All of a sudden, the President of the United States has ordered that the Corporate Average Fuel Economy (CAFE) standard be raised so that the your fleet (and yes, it is your fleet, because you run an in-house transportation system in your supply chain) realizes a 20% reduction in fuel usage by 2025 .

Your current fleet of trailers will be obsolete within 15 years. Your fixed costs will go through the roof as you scramble to replace your trailers with more efficient ones. Ouch.

Regulatory incidences such as the CAFE standard affect the supply chain because they constrain the physical means of conveyance available to fleet managers. Whereas we might consider the type of freight being shipped in LTL, FTL, or Parcel shipping methodologies, attention must now be paid to the trucks actually doing the work (let's set aside any consideration of using planes for now, under the assumption that jet fuel costs will also rise).

Once again, indirect regulation of the supply chain forces landed supply chains to innovate. Clearly, the cost of acquisition over time will be costly, but perhaps a small change of perspective will help ease the pain of transitioning to a more fuel efficient fleet.

I had the chance to meet the regional marketing manager of Smith Electric (smithelectric.com), a company that manufactures electric medium and heavy freight trucks last summer. During that time, I learned about how Frito-Lay, in conjunction with the need to transition to a more environmentally friendly fleet, has begun experimenting with electric trucks to take advantage of other opportunities in outbound logistics (i.e. shipping their product to stores).

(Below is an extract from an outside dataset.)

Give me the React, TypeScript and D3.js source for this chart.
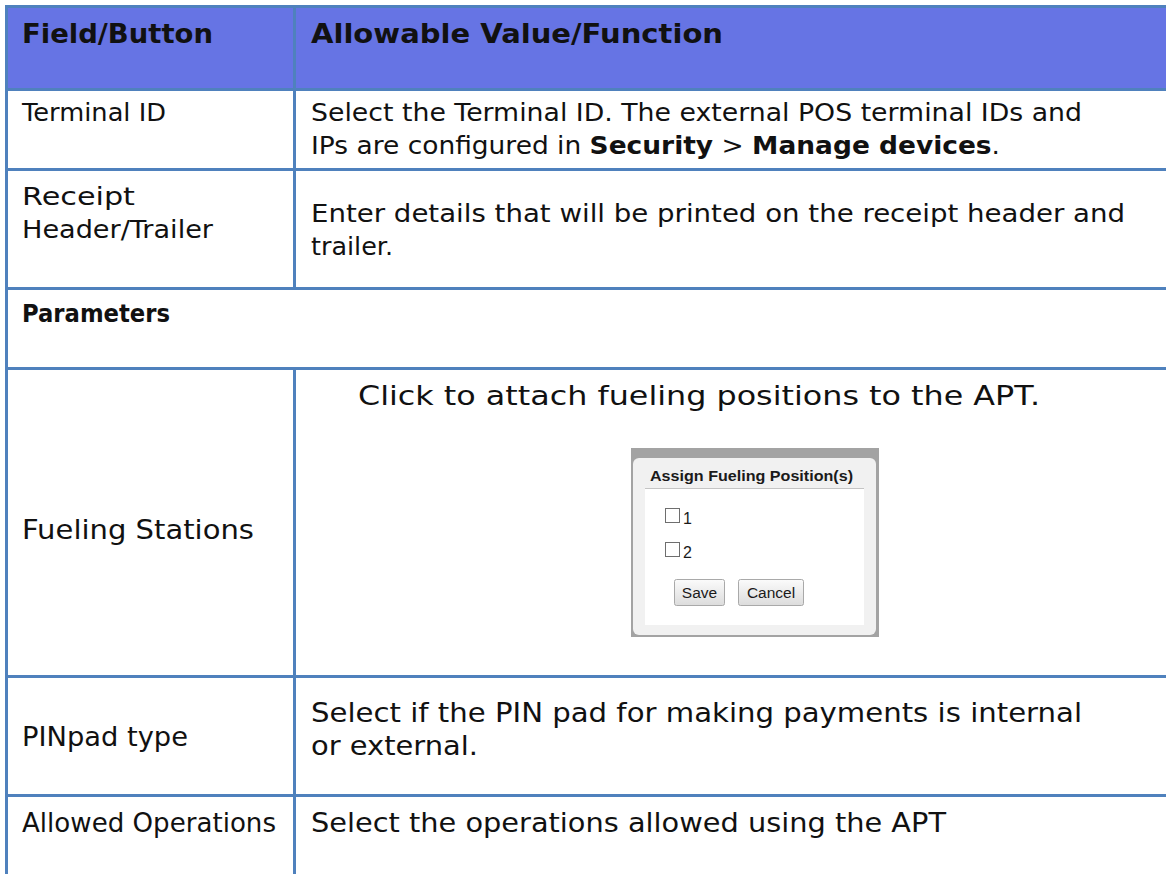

Frito-Lay, as was told to me, recognized the value proposition of Total Cost of Ownership (TCO) of a vehicle throughout its lifetime. Essentially, while most fleet managers are concerned with the acquisition of vehicles to meet capacity needs, Frito-Lay saw that the variable costs of fueling their vehicles contributed significantly to the operation of their supply chain to urban environments.

This is intuitive to anyone who has ever driven a car in a city. You know that your MPG dips in a city due to the constant stop and go of driving in a highly regulated driving environment. Imagine you drive a beer truck through the streets of New York--how much fuel (and subsequently, money) do you waste sitting in idle?

One feature of the electric engine (or most hybrid engines manufactured introduced after 2005) is that vehicles sitting in park or at a total stop don't expend energy. Moreover, the comparative cost to move a medium freight vehicle from a dead stop is less for an electric vehicle than a gas vehicle due to the cost of energy. Given many, many trips in a vehicle's lifetime, the savings add up.

By taking into account the total cost of ownership, a business case was made for the variable cost of electric trucks mitigating the fixed cost, thus mitigating the effects of fixed cost throughout the vehicle's lifetime. Essentially, Frito-Lay is banking on the cost of the electric truck being either only a certain percentage more expensive, the same, or less. They just have to find out.

Electric might not be the solution forever, but a lot of fleet managers are seriously considering it as a means to meet regulatory standards. This is a challenge that needs to be solved from the mechanic all the way up to the CFO--that's the extent of how many hands the energy challenge needs to innovate.